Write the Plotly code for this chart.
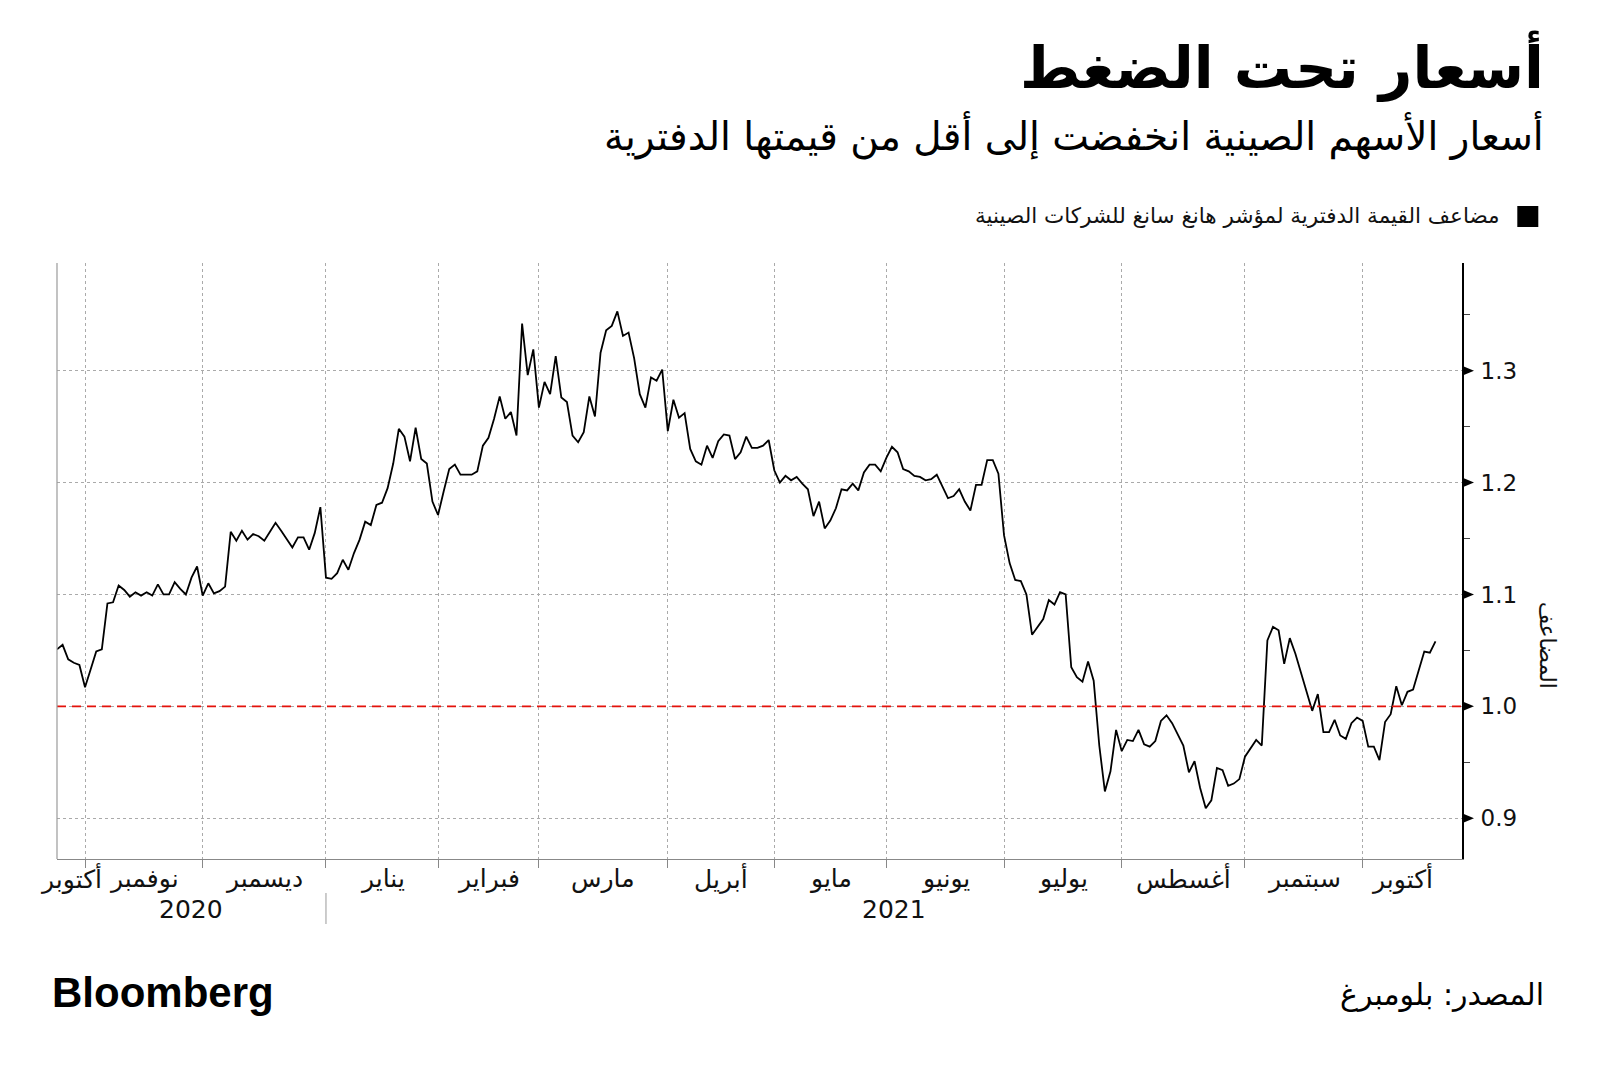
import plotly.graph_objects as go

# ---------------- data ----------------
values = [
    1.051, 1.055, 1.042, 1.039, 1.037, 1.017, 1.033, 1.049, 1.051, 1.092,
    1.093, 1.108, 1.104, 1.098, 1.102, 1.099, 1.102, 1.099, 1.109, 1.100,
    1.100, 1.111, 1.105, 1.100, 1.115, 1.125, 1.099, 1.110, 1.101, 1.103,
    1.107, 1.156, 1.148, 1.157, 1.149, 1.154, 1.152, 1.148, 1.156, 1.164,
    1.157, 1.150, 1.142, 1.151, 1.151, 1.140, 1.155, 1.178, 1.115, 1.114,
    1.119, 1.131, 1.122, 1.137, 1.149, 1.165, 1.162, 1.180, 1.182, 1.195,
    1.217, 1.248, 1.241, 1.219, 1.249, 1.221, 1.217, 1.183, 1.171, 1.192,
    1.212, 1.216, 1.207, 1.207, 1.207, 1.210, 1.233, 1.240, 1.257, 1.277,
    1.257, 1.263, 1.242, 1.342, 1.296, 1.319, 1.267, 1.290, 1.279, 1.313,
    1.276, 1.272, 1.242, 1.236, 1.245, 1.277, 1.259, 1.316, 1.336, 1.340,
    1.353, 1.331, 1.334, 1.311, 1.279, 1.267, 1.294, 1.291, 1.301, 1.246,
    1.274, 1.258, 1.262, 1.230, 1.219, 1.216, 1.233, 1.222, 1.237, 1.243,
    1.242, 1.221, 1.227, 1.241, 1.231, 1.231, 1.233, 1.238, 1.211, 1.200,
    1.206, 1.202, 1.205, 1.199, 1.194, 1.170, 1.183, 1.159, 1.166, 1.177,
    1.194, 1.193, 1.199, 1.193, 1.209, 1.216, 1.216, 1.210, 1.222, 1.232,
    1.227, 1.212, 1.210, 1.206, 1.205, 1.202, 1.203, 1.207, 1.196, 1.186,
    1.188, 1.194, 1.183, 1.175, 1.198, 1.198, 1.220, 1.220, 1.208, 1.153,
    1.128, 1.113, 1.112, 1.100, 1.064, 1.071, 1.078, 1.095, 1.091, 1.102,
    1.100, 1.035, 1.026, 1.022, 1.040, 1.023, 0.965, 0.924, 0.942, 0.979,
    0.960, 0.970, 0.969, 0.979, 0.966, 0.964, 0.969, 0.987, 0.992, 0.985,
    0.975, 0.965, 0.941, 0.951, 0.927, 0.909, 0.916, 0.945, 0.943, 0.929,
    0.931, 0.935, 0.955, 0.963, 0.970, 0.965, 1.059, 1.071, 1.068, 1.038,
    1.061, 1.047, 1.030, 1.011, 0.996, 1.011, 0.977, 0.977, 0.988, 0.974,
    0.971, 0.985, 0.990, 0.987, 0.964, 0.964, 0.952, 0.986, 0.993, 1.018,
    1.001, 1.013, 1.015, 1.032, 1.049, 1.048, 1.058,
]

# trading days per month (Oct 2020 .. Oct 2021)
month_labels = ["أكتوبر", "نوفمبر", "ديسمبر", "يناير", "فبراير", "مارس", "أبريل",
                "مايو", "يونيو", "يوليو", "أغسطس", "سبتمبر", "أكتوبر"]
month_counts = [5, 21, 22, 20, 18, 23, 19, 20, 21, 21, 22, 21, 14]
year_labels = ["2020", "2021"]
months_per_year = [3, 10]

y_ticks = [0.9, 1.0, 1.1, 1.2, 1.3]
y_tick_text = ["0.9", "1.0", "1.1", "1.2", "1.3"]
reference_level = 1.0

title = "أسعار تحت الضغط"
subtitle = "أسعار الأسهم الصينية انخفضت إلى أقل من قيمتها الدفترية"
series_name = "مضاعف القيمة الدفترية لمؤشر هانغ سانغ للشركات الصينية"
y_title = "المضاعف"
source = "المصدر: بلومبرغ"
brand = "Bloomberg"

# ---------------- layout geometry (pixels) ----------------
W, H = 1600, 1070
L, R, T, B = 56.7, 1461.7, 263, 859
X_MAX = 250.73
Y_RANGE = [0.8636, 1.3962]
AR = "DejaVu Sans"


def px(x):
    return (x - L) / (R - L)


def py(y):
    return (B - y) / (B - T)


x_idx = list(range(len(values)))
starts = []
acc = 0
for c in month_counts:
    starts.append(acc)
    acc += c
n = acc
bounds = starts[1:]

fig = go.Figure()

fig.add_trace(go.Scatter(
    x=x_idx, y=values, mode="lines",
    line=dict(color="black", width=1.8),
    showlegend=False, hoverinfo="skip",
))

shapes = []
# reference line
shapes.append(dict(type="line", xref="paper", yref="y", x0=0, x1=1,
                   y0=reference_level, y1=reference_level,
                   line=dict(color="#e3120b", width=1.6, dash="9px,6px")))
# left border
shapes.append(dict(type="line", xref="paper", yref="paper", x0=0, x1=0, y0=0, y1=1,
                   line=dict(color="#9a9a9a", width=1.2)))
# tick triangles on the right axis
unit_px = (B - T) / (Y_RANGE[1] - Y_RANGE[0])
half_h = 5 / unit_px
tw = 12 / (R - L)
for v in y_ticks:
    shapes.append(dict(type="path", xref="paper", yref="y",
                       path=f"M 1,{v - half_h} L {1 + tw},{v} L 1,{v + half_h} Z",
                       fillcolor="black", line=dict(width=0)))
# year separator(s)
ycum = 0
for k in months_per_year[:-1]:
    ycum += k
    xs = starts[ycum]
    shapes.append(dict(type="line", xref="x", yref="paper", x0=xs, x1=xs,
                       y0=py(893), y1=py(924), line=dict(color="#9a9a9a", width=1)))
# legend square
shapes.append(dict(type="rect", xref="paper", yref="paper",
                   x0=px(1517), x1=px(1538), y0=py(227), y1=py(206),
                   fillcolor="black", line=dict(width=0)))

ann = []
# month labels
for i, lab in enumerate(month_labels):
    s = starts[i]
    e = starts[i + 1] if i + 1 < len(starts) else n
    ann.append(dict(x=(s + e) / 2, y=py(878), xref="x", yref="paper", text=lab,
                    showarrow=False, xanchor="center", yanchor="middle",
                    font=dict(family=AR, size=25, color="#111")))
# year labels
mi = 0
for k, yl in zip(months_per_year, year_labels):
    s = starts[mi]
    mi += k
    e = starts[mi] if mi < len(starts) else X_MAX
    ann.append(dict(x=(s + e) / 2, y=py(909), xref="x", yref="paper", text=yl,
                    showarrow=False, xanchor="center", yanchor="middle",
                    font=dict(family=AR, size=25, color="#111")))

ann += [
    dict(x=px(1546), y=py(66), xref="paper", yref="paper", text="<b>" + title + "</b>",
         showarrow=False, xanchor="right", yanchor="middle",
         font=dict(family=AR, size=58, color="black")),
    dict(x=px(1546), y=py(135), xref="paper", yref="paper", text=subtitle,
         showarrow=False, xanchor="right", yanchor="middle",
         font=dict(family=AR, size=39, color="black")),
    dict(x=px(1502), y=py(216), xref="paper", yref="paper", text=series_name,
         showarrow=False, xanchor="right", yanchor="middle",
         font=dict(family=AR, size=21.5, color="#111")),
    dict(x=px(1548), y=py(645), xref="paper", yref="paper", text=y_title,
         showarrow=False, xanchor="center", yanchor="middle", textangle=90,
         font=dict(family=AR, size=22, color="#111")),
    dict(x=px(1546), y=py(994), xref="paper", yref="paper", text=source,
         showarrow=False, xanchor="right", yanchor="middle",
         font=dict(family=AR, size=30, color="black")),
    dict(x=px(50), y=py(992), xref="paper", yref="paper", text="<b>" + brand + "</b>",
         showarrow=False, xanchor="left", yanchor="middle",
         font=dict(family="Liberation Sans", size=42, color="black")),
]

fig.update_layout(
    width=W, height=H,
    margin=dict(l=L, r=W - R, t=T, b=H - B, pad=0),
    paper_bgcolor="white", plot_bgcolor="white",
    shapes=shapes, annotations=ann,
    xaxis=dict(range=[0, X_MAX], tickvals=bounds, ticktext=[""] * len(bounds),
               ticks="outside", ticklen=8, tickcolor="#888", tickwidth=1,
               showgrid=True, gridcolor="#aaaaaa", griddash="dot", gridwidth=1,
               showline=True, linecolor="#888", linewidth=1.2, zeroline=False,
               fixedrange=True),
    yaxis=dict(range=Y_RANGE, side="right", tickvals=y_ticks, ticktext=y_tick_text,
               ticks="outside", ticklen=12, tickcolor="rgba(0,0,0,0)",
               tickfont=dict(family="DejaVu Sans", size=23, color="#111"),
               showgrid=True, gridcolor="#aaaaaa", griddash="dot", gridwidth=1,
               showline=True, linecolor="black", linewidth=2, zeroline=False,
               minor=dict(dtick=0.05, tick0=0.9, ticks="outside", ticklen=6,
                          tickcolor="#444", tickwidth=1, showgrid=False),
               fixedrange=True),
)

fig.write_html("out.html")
──────────────────────────────
**Given task**:
Starting with the first line of the data above and ending with the line containing "import plotly.graph_objects as go", please restate every line exactly, leaving images out.

**Solution to this task**:
Write the Plotly code for this chart.
import plotly.graph_objects as go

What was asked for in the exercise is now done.